Scan the records below for the line with "Write the TikZ code for this diagram." and the line with "(gogc) at (1154,797)", and retype that range exactly, both ends included, pictures excepted.

----------

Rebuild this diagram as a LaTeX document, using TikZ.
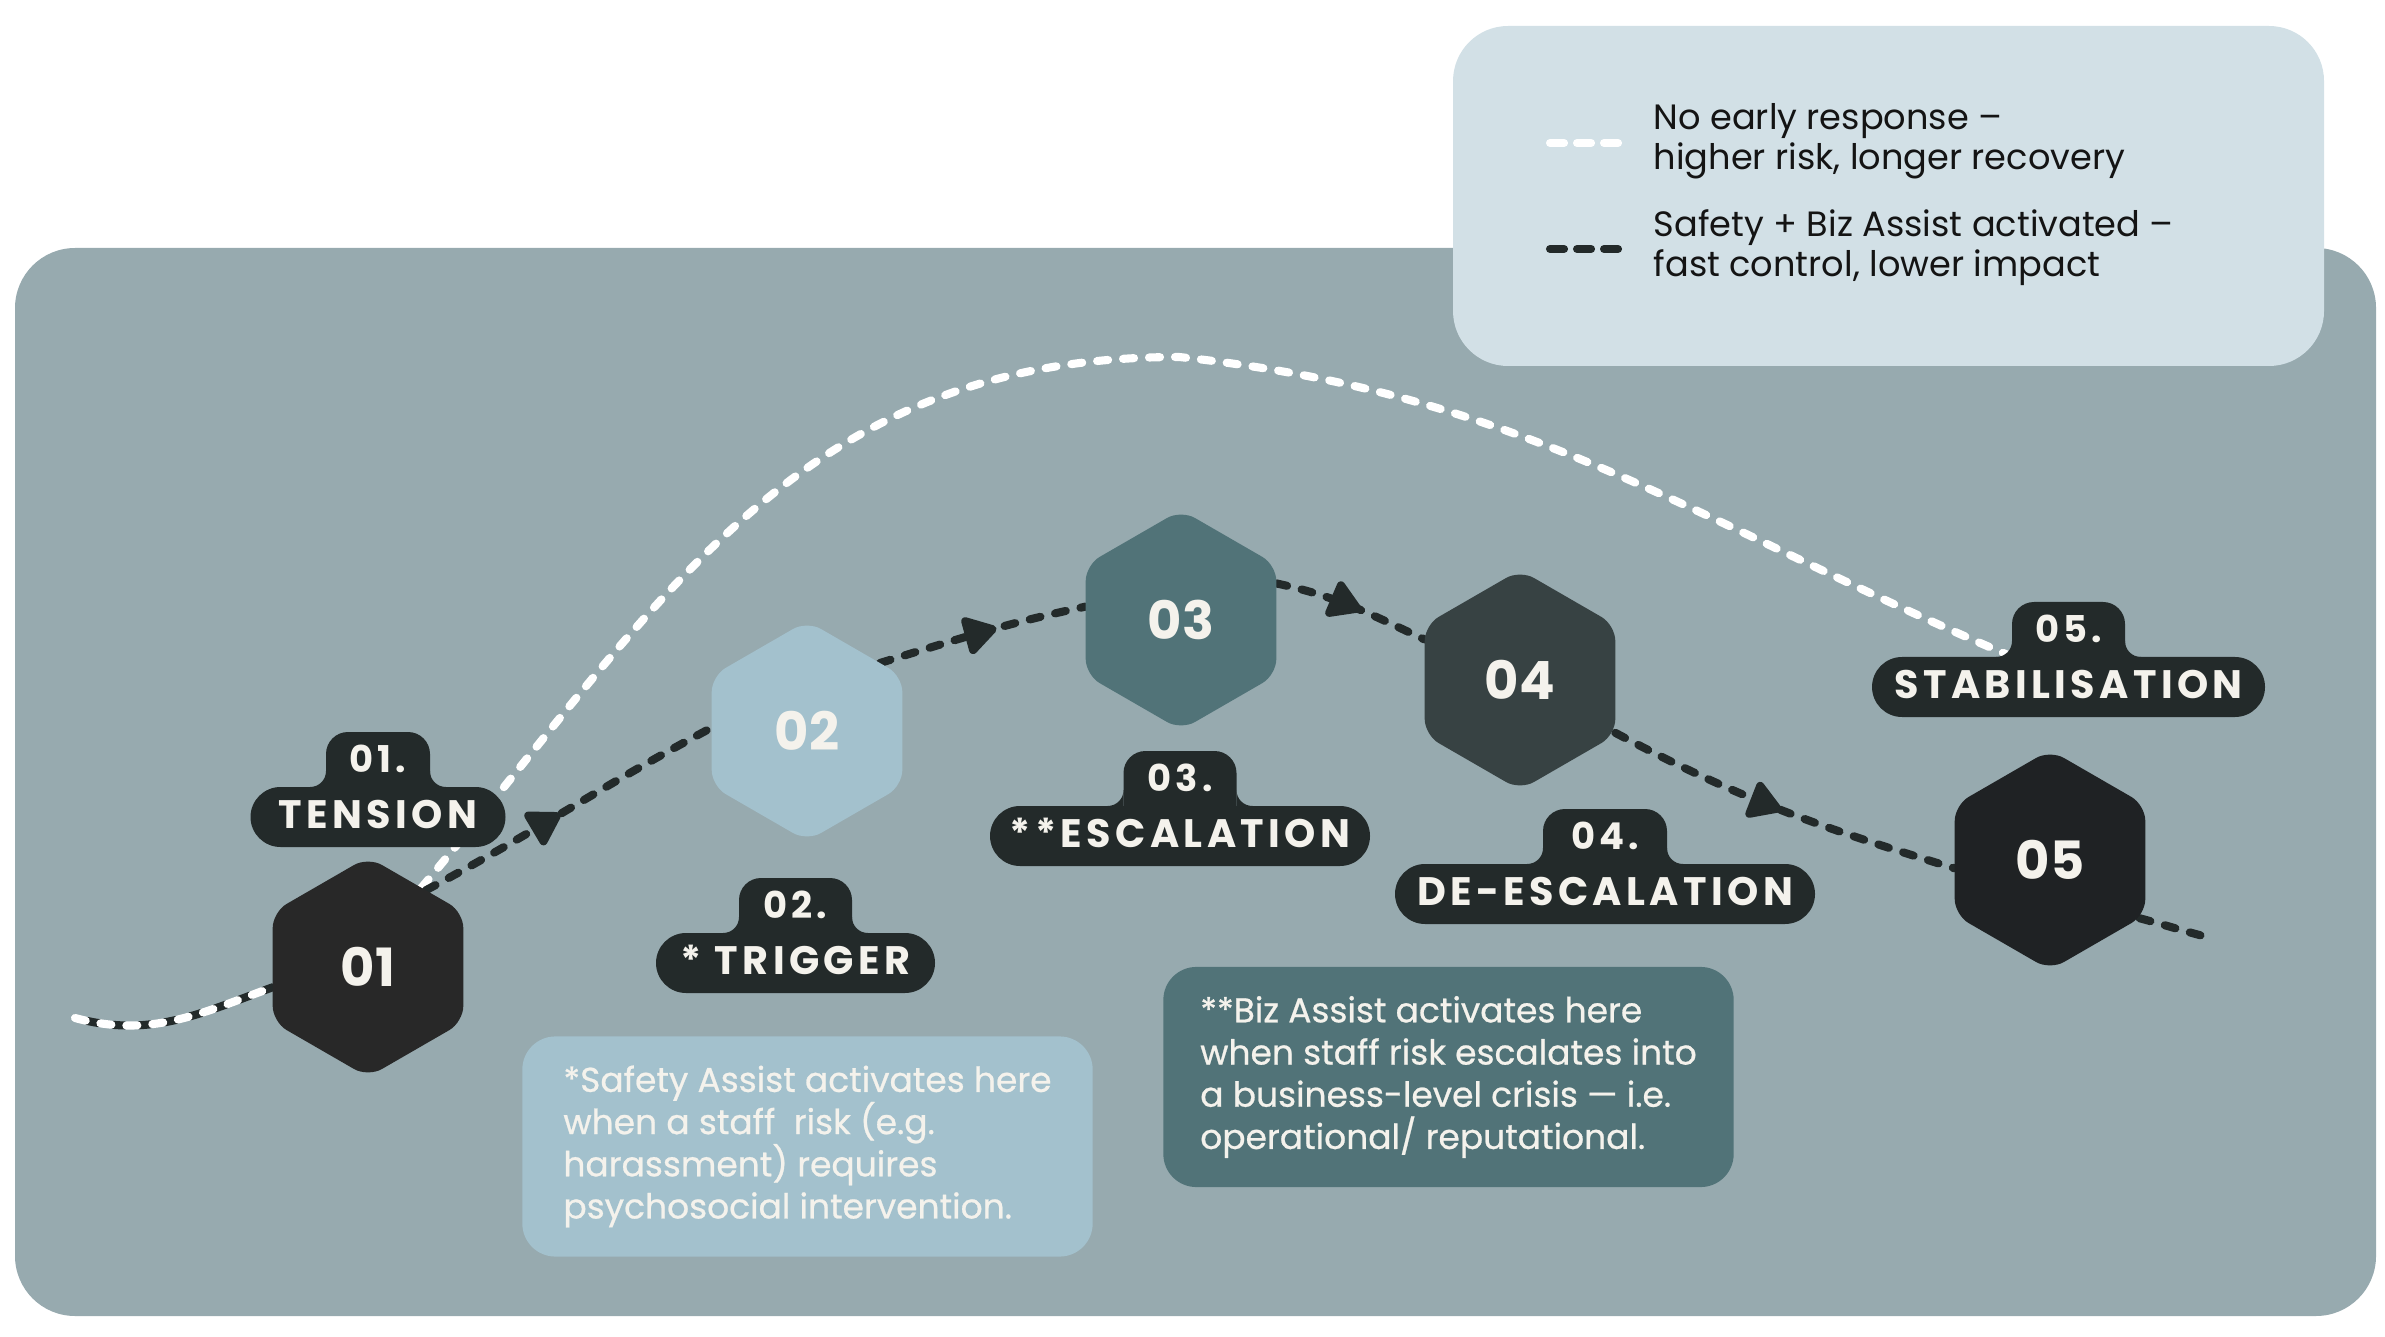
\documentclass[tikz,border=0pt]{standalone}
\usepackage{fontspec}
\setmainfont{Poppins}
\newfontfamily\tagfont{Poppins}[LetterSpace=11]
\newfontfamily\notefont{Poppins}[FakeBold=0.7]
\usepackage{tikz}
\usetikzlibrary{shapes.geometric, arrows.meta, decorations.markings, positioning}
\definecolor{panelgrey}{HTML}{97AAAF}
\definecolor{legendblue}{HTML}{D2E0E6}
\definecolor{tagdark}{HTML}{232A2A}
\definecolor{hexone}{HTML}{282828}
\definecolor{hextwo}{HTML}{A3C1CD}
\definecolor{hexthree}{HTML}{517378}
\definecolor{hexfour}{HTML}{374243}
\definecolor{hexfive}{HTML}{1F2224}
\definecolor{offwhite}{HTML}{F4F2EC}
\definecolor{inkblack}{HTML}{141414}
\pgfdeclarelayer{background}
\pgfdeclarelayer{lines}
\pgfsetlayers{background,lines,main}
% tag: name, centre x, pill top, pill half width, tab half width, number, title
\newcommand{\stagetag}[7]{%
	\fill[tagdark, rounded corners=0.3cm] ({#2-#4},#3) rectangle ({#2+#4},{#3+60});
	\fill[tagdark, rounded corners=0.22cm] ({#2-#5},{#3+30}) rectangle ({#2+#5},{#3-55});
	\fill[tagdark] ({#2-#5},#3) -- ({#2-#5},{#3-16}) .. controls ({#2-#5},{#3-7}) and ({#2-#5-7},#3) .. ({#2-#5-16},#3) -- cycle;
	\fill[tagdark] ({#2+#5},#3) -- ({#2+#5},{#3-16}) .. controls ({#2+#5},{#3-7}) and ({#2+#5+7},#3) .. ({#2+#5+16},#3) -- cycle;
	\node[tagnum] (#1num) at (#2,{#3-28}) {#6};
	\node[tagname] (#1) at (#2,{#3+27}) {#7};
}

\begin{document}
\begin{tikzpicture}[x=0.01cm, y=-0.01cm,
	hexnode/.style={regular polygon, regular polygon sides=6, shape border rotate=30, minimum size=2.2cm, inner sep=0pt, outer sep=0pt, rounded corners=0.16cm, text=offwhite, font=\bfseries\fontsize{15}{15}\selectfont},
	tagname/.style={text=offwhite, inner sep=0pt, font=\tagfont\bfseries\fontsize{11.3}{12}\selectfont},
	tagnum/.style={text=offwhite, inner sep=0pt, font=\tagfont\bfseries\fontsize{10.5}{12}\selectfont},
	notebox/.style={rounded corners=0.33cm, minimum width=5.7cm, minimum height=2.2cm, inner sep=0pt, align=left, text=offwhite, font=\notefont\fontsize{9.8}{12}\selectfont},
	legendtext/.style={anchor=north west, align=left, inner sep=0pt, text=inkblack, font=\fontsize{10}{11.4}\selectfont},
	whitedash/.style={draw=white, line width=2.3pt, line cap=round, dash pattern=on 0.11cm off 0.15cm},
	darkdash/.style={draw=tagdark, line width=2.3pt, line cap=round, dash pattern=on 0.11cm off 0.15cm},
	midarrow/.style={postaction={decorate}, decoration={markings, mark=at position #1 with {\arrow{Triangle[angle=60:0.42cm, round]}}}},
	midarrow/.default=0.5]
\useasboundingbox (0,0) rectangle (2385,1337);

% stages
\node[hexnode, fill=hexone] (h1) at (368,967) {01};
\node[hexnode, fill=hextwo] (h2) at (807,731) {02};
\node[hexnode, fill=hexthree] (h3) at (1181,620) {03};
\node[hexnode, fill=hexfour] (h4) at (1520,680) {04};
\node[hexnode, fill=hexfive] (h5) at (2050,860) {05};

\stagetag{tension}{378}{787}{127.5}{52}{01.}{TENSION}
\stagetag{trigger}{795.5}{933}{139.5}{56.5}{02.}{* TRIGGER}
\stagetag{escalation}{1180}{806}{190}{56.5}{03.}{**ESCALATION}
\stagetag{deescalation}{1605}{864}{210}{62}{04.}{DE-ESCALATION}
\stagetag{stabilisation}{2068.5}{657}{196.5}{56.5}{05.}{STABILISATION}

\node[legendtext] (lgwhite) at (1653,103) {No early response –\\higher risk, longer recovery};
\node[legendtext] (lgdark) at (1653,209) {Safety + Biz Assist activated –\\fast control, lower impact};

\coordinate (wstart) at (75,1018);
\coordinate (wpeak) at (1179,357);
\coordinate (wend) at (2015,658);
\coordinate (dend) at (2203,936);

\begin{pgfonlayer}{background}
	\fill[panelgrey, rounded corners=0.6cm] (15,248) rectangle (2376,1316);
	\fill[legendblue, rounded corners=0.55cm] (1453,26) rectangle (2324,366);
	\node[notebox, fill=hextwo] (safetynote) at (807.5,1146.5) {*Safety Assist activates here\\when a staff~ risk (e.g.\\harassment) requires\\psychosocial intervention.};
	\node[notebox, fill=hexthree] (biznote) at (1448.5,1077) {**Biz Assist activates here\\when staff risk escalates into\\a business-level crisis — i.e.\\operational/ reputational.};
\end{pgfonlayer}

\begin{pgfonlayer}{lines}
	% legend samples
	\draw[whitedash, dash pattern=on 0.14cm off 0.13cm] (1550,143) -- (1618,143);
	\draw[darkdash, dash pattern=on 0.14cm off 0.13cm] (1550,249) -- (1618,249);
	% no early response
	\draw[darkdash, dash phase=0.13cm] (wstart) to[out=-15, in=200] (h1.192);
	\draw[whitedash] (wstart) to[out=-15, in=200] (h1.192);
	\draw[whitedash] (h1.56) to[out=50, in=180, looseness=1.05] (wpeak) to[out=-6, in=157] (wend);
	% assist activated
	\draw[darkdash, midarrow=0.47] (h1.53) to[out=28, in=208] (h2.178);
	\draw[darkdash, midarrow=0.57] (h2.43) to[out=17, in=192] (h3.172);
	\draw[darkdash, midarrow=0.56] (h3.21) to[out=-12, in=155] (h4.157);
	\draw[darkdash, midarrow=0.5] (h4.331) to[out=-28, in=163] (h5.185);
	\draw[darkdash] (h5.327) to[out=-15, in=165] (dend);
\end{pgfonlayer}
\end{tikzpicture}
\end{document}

----------

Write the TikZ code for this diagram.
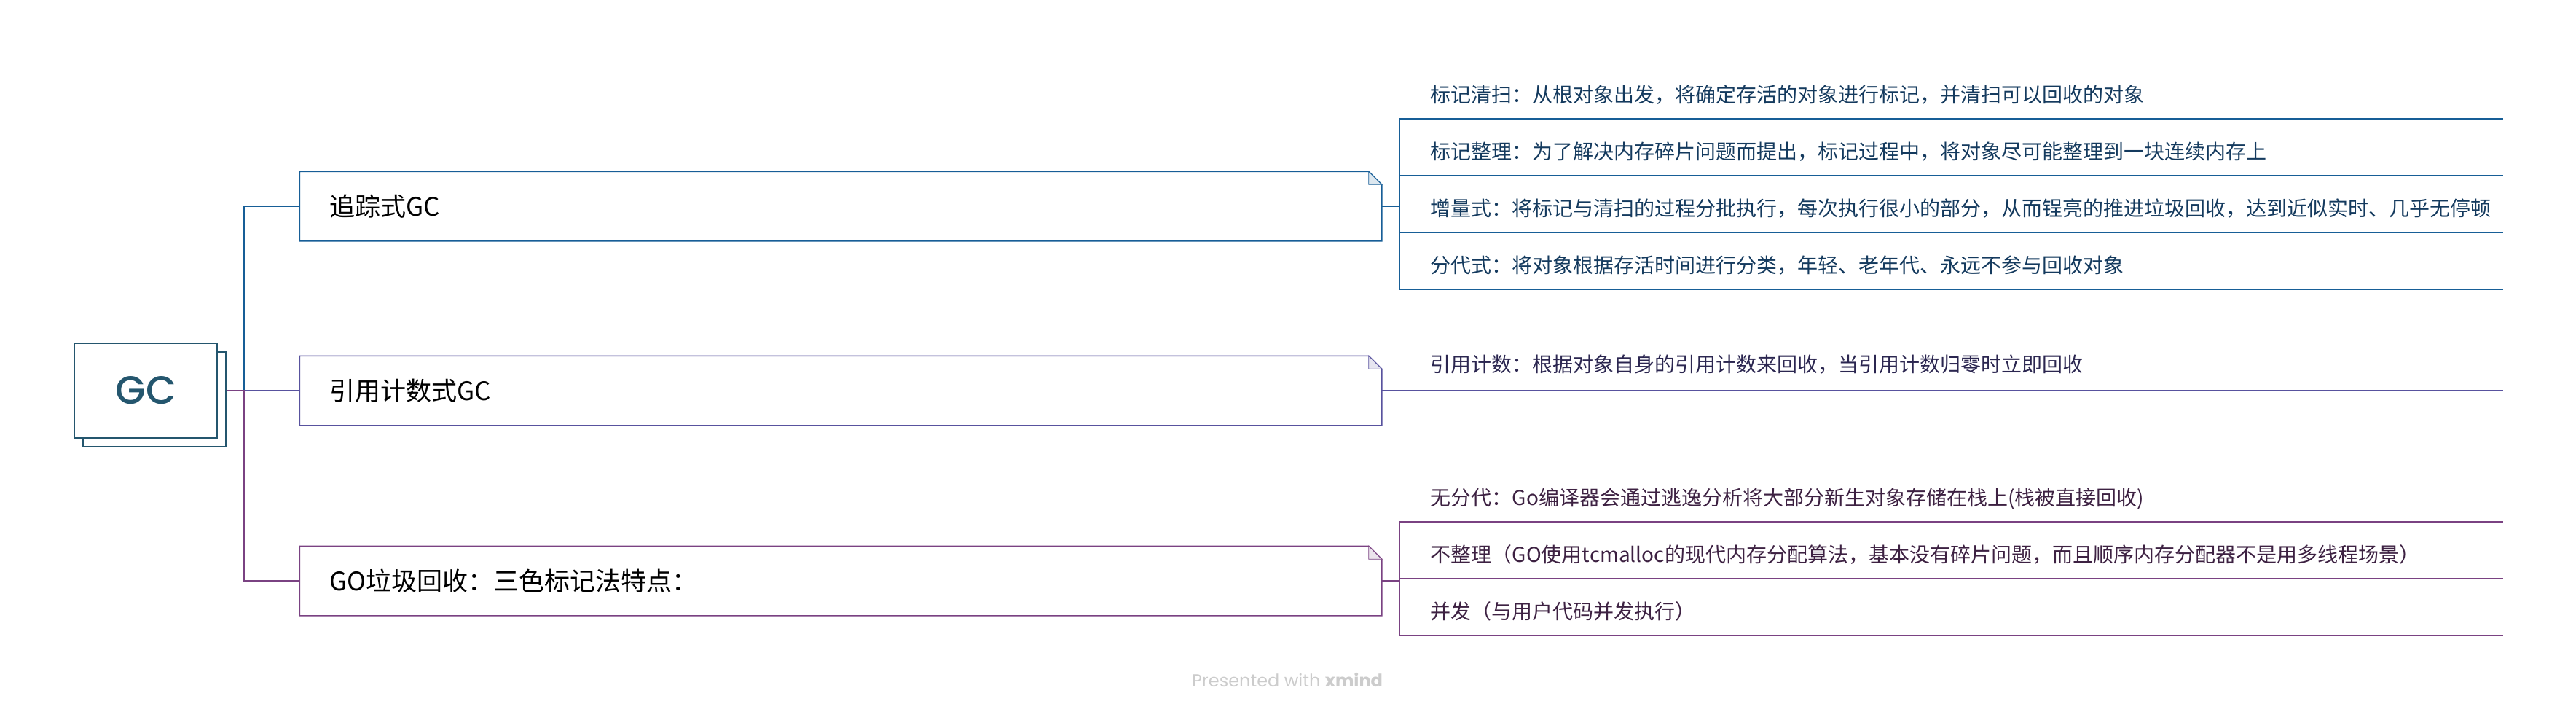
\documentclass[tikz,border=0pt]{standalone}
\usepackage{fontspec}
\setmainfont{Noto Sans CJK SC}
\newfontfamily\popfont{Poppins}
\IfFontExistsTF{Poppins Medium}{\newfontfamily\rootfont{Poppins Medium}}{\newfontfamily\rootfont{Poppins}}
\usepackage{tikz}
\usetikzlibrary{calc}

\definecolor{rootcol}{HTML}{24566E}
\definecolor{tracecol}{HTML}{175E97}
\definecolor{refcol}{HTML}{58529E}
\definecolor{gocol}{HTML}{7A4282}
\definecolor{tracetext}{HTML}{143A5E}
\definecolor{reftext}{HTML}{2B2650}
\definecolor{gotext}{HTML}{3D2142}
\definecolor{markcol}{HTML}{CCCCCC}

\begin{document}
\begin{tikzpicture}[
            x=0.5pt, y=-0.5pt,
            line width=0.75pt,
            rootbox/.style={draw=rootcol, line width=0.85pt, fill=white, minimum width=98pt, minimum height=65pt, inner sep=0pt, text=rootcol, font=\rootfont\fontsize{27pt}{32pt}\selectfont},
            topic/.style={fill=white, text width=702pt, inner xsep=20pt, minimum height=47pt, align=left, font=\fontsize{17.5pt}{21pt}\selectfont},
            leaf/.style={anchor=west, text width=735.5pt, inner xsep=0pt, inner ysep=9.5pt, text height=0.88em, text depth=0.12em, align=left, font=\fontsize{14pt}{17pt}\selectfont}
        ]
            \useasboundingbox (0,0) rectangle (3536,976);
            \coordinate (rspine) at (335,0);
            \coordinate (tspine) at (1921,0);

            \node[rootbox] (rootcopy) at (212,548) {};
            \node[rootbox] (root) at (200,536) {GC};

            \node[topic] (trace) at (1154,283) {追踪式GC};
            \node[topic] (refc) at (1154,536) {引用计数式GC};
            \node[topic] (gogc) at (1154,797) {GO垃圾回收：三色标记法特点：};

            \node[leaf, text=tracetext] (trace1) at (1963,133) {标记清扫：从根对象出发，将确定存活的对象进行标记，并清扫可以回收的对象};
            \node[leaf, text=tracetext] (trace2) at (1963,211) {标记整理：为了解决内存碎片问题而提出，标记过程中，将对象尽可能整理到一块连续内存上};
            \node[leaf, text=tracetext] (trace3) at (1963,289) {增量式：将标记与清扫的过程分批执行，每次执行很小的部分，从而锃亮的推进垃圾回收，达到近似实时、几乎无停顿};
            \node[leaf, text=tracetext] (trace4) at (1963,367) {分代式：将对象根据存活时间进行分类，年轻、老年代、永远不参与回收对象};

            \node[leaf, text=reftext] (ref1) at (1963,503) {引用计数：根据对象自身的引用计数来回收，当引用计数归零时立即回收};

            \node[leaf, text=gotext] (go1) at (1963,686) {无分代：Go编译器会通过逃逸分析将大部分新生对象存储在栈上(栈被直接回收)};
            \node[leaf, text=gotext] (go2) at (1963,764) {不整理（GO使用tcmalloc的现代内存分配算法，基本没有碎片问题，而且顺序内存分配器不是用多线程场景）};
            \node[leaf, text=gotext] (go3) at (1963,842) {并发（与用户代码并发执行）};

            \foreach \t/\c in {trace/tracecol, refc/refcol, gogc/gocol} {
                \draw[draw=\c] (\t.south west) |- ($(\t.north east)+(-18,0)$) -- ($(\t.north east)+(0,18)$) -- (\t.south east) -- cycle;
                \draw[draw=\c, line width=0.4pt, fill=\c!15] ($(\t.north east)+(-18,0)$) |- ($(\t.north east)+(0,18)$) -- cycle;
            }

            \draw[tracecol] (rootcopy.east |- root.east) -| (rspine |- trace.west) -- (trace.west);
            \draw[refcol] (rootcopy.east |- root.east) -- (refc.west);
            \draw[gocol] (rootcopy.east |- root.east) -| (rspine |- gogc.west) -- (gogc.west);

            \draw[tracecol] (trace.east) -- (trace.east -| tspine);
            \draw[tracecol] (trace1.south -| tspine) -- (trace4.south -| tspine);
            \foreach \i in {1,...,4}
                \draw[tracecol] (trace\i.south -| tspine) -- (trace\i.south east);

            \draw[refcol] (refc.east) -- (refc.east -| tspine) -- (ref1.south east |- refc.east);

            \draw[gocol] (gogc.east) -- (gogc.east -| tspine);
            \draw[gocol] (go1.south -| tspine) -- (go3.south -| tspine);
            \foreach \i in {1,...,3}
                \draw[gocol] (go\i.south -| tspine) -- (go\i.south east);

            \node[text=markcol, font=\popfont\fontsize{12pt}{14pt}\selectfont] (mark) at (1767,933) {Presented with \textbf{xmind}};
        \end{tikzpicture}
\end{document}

----------

(RESPONSE):
Write the TikZ code for this diagram.
\documentclass[tikz,border=0pt]{standalone}
\usepackage{fontspec}
\setmainfont{Noto Sans CJK SC}
\newfontfamily\popfont{Poppins}
\IfFontExistsTF{Poppins Medium}{\newfontfamily\rootfont{Poppins Medium}}{\newfontfamily\rootfont{Poppins}}
\usepackage{tikz}
\usetikzlibrary{calc}

\definecolor{rootcol}{HTML}{24566E}
\definecolor{tracecol}{HTML}{175E97}
\definecolor{refcol}{HTML}{58529E}
\definecolor{gocol}{HTML}{7A4282}
\definecolor{tracetext}{HTML}{143A5E}
\definecolor{reftext}{HTML}{2B2650}
\definecolor{gotext}{HTML}{3D2142}
\definecolor{markcol}{HTML}{CCCCCC}

\begin{document}
\begin{tikzpicture}[
            x=0.5pt, y=-0.5pt,
            line width=0.75pt,
            rootbox/.style={draw=rootcol, line width=0.85pt, fill=white, minimum width=98pt, minimum height=65pt, inner sep=0pt, text=rootcol, font=\rootfont\fontsize{27pt}{32pt}\selectfont},
            topic/.style={fill=white, text width=702pt, inner xsep=20pt, minimum height=47pt, align=left, font=\fontsize{17.5pt}{21pt}\selectfont},
            leaf/.style={anchor=west, text width=735.5pt, inner xsep=0pt, inner ysep=9.5pt, text height=0.88em, text depth=0.12em, align=left, font=\fontsize{14pt}{17pt}\selectfont}
        ]
            \useasboundingbox (0,0) rectangle (3536,976);
            \coordinate (rspine) at (335,0);
            \coordinate (tspine) at (1921,0);

            \node[rootbox] (rootcopy) at (212,548) {};
            \node[rootbox] (root) at (200,536) {GC};

            \node[topic] (trace) at (1154,283) {追踪式GC};
            \node[topic] (refc) at (1154,536) {引用计数式GC};
            \node[topic] (gogc) at (1154,797) {GO垃圾回收：三色标记法特点：};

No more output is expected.